The Spanish government and unions UGT and CSIF have reached an agreement to raise salaries for 3.5 million public employees by 11% from 2025 to 2028. This increase, including a variable component tied to inflation, aims to recover lost purchasing power. CCOO has not yet signed but is expected to decide soon.
After negotiations starting on November 5, 2025, the Spanish government and unions UGT and CSIF finalized a multi-year salary deal on Wednesday. The 11% cumulative increase will be phased: 2.5% retroactive for 2025 from January 1, payable in December payrolls; 1.5% fixed plus 0.5% variable in 2026 if IPC equals or exceeds 1.5%, paid retroactively in Q1 2027; 4.5% in 2027 (adjustable); and 2% in 2028. With drag effects on complements, the effective rise reaches 11.4%, recovering 2.9% purchasing power, per CSIF.
The deal, costing about 22 billion euros, resolves tensions after union mobilizations and strike threats. UGT approved it last Friday, while CSIF joined after over four hours of talks. CCOO, internally divided, delays signing until Thursday. The key was conceding the 0.5% variable to overcome the initial 4% cap for 2025-2026.

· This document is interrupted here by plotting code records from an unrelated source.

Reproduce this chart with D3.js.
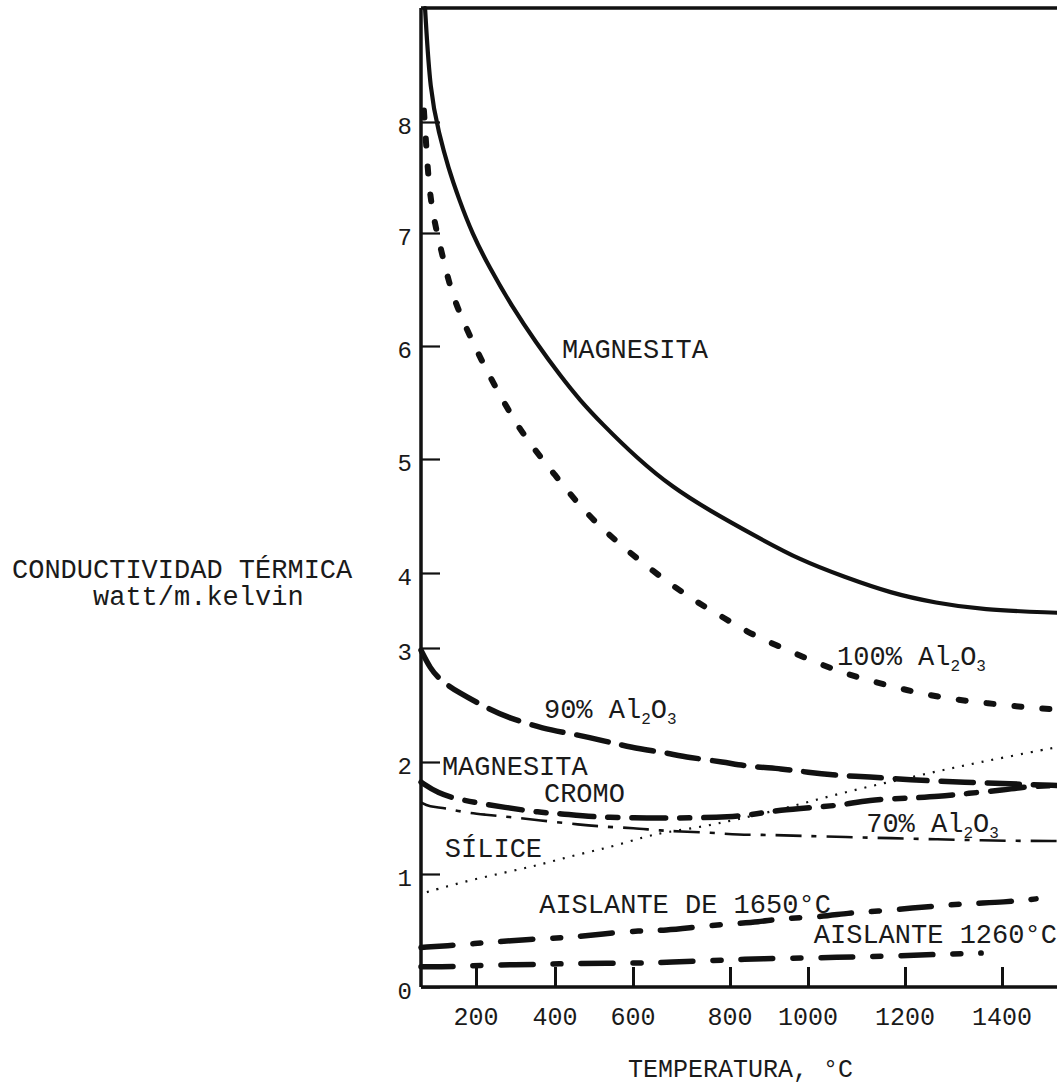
<!DOCTYPE html>
<html>
<head>
<meta charset="utf-8">
<script src="https://cdn.jsdelivr.net/npm/d3@7"></script>
<style>
  html, body { margin: 0; padding: 0; background: #fff; }
  svg { display: block; }
  text { font-family: "Liberation Mono", "DejaVu Sans Mono", monospace; fill: #1a1a1a; }
</style>
</head>
<body>
<svg id="chart" width="1057" height="1087"></svg>
<script>
// ---------------- data (temperature °C, conductivity W/m·K) ----------------
const xTickValues = [200, 400, 600, 800, 1000, 1200, 1400];
const yTickValues = [0, 1, 2, 3, 4, 5, 6, 7, 8];

const magnesita = [
  [61, 9.0], [75, 8.25], [99, 7.90], [124, 7.59], [154, 7.30], [189, 7.0],
  [233, 6.70], [291, 6.35], [352, 6.03], [415, 5.73], [464, 5.52], [518, 5.32],
  [610, 5.0], [682, 4.75], [757, 4.55], [867, 4.32], [982, 4.11], [1074, 3.95],
  [1171, 3.73], [1264, 3.60], [1357, 3.51], [1513, 3.47]
];
const alumina100 = [
  [58, 8.1], [65, 7.75], [72, 7.41], [85, 7.12], [105, 6.85], [126, 6.56],
  [151, 6.32], [189, 6.05], [223, 5.81], [263, 5.55], [304, 5.30], [349, 5.08],
  [400, 4.86], [451, 4.64], [505, 4.44], [567, 4.25], [625, 4.07], [680, 3.84],
  [732, 3.61], [788, 3.40], [859, 3.17], [936, 3.0], [1012, 2.88], [1074, 2.78],
  [1138, 2.70], [1204, 2.63], [1268, 2.57], [1338, 2.53], [1404, 2.50],
  [1474, 2.47], [1513, 2.46]
];
const alumina90 = [
  [50, 2.98], [75, 2.82], [102, 2.72], [151, 2.61], [236, 2.46], [281, 2.39],
  [372, 2.29], [441, 2.25], [533, 2.18], [592, 2.13], [668, 2.08], [713, 2.04],
  [788, 2.0], [844, 1.96], [936, 1.94], [992, 1.91], [1078, 1.875], [1120, 1.87],
  [1208, 1.84], [1320, 1.82], [1450, 1.80], [1513, 1.79]
];
const magnesitaCromo = [
  [50, 1.82], [96, 1.72], [156, 1.66], [281, 1.59], [360, 1.55], [413, 1.54],
  [492, 1.51], [610, 1.50], [658, 1.50], [724, 1.50], [798, 1.51], [859, 1.53],
  [923, 1.57], [1027, 1.60], [1078, 1.62], [1120, 1.66], [1212, 1.68],
  [1268, 1.69], [1330, 1.72], [1404, 1.75], [1450, 1.78], [1513, 1.79]
];
const alumina70 = [
  [50, 1.64], [72, 1.60], [115, 1.59], [175, 1.545], [223, 1.53], [281, 1.51],
  [360, 1.48], [464, 1.44], [533, 1.42], [602, 1.41], [650, 1.39], [695, 1.38],
  [761, 1.37], [820, 1.35], [900, 1.35], [982, 1.34], [1078, 1.33], [1171, 1.32],
  [1264, 1.31], [1357, 1.30], [1450, 1.295], [1513, 1.295]
];
const silice = [
  [66, 0.84], [164, 0.93], [268, 1.01], [360, 1.08], [451, 1.17], [544, 1.24],
  [621, 1.33], [668, 1.375], [742, 1.42], [808, 1.48], [923, 1.57], [1031, 1.68],
  [1124, 1.78], [1219, 1.87], [1311, 1.96], [1404, 2.04], [1513, 2.13]
];
const aislante1650 = [
  [50, 0.35], [145, 0.37], [213, 0.39], [286, 0.41], [377, 0.43], [446, 0.44],
  [519, 0.47], [615, 0.50], [668, 0.50], [728, 0.53], [803, 0.56], [872, 0.575],
  [941, 0.61], [1027, 0.62], [1082, 0.655], [1142, 0.67], [1218, 0.70],
  [1274, 0.72], [1334, 0.74], [1404, 0.75], [1470, 0.78]
];
const aislante1260 = [
  [50, 0.18], [145, 0.18], [218, 0.195], [380, 0.20], [446, 0.21], [615, 0.21],
  [668, 0.22], [803, 0.24], [872, 0.25], [1031, 0.26], [1086, 0.265],
  [1218, 0.28], [1274, 0.29], [1357, 0.30]
];

// label text pieces: [plain, sub, plain, sub ...]; anchor in data units
const labels = [
  { parts: ["MAGNESITA"], at: [418, 5.89] },
  { parts: ["100% Al", "2", "O", "3"], at: [1060, 2.85] },
  { parts: ["90% Al", "2", "O", "3"], at: [372, 2.39] },
  { parts: ["MAGNESITA"], at: [107, 1.88] },
  { parts: ["CROMO"], at: [372, 1.64] },
  { parts: ["70% Al", "2", "O", "3"], at: [1120, 1.375] },
  { parts: ["SÍLICE"], at: [115, 1.15] },
  { parts: ["AISLANTE DE 1650°C"], at: [360, 0.655] },
  { parts: ["AISLANTE 1260°C"], at: [1012, 0.39] }
];
const yTitle = ["CONDUCTIVIDAD TÉRMICA", "watt/m.kelvin"];
const xTitle = "TEMPERATURA, °C";

// ---------------- scales (hand-drawn original: uneven tick spacing) ----------------
const x = d3.scaleLinear()
  .domain([50, 200, 400, 600, 800, 1000, 1200, 1400, 1513])
  .range([421, 476, 555, 633, 730, 808, 905, 1002, 1057]);
const y = d3.scaleLinear()
  .domain([0, 1, 2, 3, 4, 5, 6, 7, 8, 9])
  .range([987, 874, 762, 648, 573, 459, 346, 233, 122, 8]);

const svg = d3.select("#chart");
const ink = "#111";

// frame: top line
svg.append("line")
  .attr("x1", x(50)).attr("x2", x(1513))
  .attr("y1", y(9)).attr("y2", y(9))
  .attr("stroke", ink).attr("stroke-width", 3.5);

// y axis (ticks inward)
const yAxis = d3.axisRight(y).tickValues(yTickValues).tickSize(19).tickFormat("");
const gy = svg.append("g").attr("transform", `translate(${x(50)},0)`).call(yAxis);
gy.select(".domain").remove();
gy.selectAll(".tick line").attr("stroke", ink).attr("stroke-width", 2.2);
svg.append("line")
  .attr("x1", x(50)).attr("x2", x(50))
  .attr("y1", y(9)).attr("y2", y(0))
  .attr("stroke", ink).attr("stroke-width", 3.5);
svg.selectAll(".ylab").data(yTickValues).join("text")
  .attr("class", "ylab")
  .attr("x", x(50) - 9)
  .attr("y", d => y(d) + 12)
  .attr("text-anchor", "end")
  .attr("font-size", 24)
  .text(d => d);

// x axis (ticks inward)
const xAxis = d3.axisTop(x).tickValues(xTickValues).tickSize(20).tickFormat("");
const gx = svg.append("g").attr("transform", `translate(0,${y(0)})`).call(xAxis);
gx.select(".domain").remove();
gx.selectAll(".tick line").attr("stroke", ink).attr("stroke-width", 3);
svg.append("line")
  .attr("x1", x(50)).attr("x2", x(1513))
  .attr("y1", y(0)).attr("y2", y(0))
  .attr("stroke", ink).attr("stroke-width", 3.5);
svg.selectAll(".xlab").data(xTickValues).join("text")
  .attr("class", "xlab")
  .attr("x", d => x(d))
  .attr("y", y(0) + 38)
  .attr("text-anchor", "middle")
  .attr("font-size", 25)
  .text(d => d);

// axis titles
svg.append("text").attr("x", 12).attr("y", 578).attr("font-size", 27).text(yTitle[0]);
svg.append("text").attr("x", 93).attr("y", 605).attr("font-size", 27).text(yTitle[1]);
svg.append("text").attr("x", 628).attr("y", 1077).attr("font-size", 25).text(xTitle);

// ---------------- curves ----------------
const line = d3.line().x(d => x(d[0])).y(d => y(d[1])).curve(d3.curveBasis);
const series = [
  { data: magnesita, w: 4.2, dash: null, cap: "round" },
  { data: alumina100, w: 6, dash: "7,21", cap: "round" },
  { data: alumina90, w: 5.5, dash: "32,14", cap: "round" },
  { data: magnesitaCromo, w: 5.5, dash: "34,14,10,14", cap: "round" },
  { data: alumina70, w: 2.6, dash: "26,10,5,10", cap: "butt" },
  { data: silice, w: 2.2, dash: "2,8", cap: "butt" },
  { data: aislante1650, w: 5.5, dash: "32,20,8,20", cap: "round" },
  { data: aislante1260, w: 5.5, dash: "32,20,8,20", cap: "round" }
];
svg.selectAll(".series").data(series).join("path")
  .attr("class", "series")
  .attr("d", d => line(d.data))
  .attr("fill", "none")
  .attr("stroke", ink)
  .attr("stroke-width", d => d.w)
  .attr("stroke-linecap", d => d.cap)
  .attr("stroke-dasharray", d => d.dash);

// ---------------- labels ----------------
labels.forEach(l => {
  const t = svg.append("text")
    .attr("x", x(l.at[0])).attr("y", y(l.at[1]))
    .attr("font-size", 27);
  l.parts.forEach((p, i) => {
    const ts = t.append("tspan").text(p);
    if (i % 2 === 1) {
      ts.attr("font-size", 16).attr("dy", 6);
    } else if (i > 0) {
      ts.attr("dy", -6);
    }
  });
});
</script>
</body>
</html>
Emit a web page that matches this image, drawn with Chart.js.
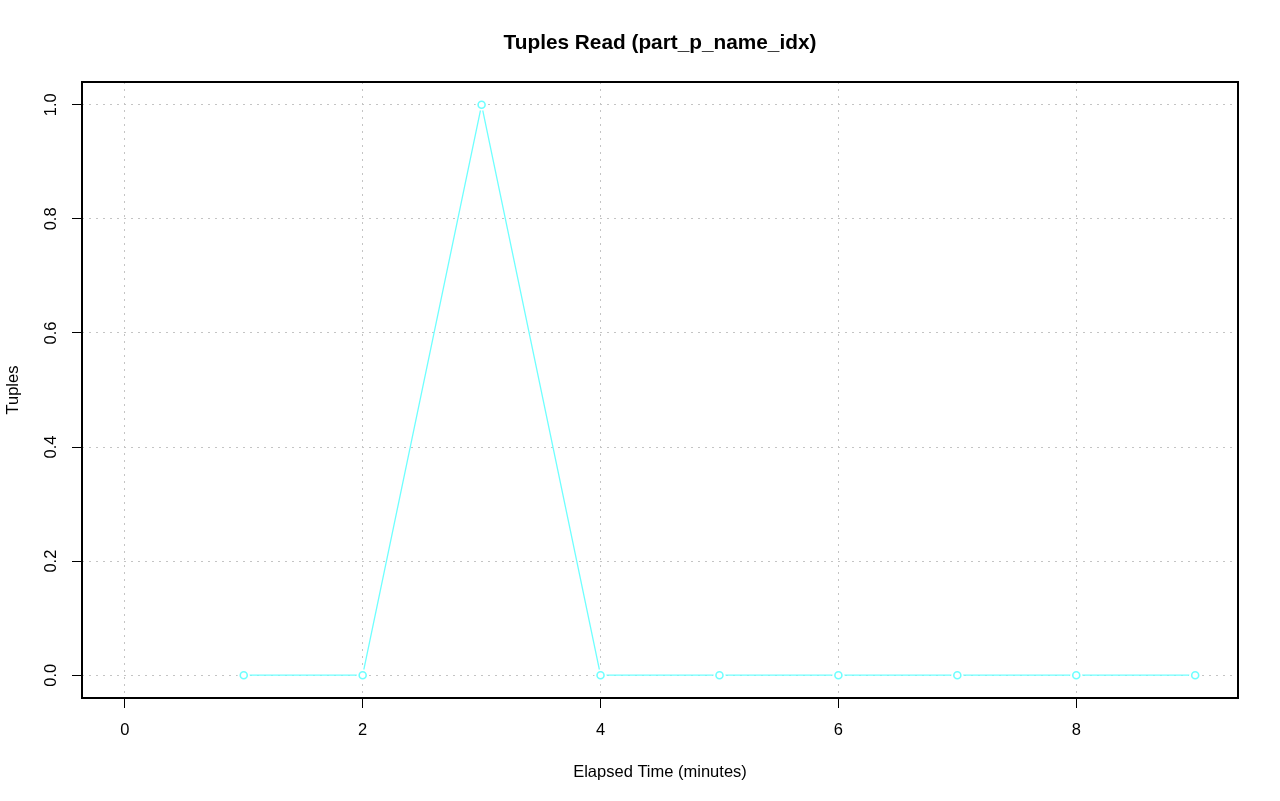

Beyond salaries, the pact eliminates the replacement rate for job offers, shortens selection processes to one year, generalizes the 35-hour week, and regulates telework in the General State Administration. Residence and insularity complements will be reviewed in 2026, public-facing staff reinforced, and improvements made to permissions, work-life balance, and measures against gender violence. On retirement, partial retirements will be advanced and voluntary extension to age 72, pending legislation.
"It is the best possible agreement under current political circumstances," CSIF stated, noting labor improvements despite budget blocks. UGT's Isabel Araque called it a "great agreement" enhancing public service quality. A Monitoring Commission will form within 15 days to oversee compliance.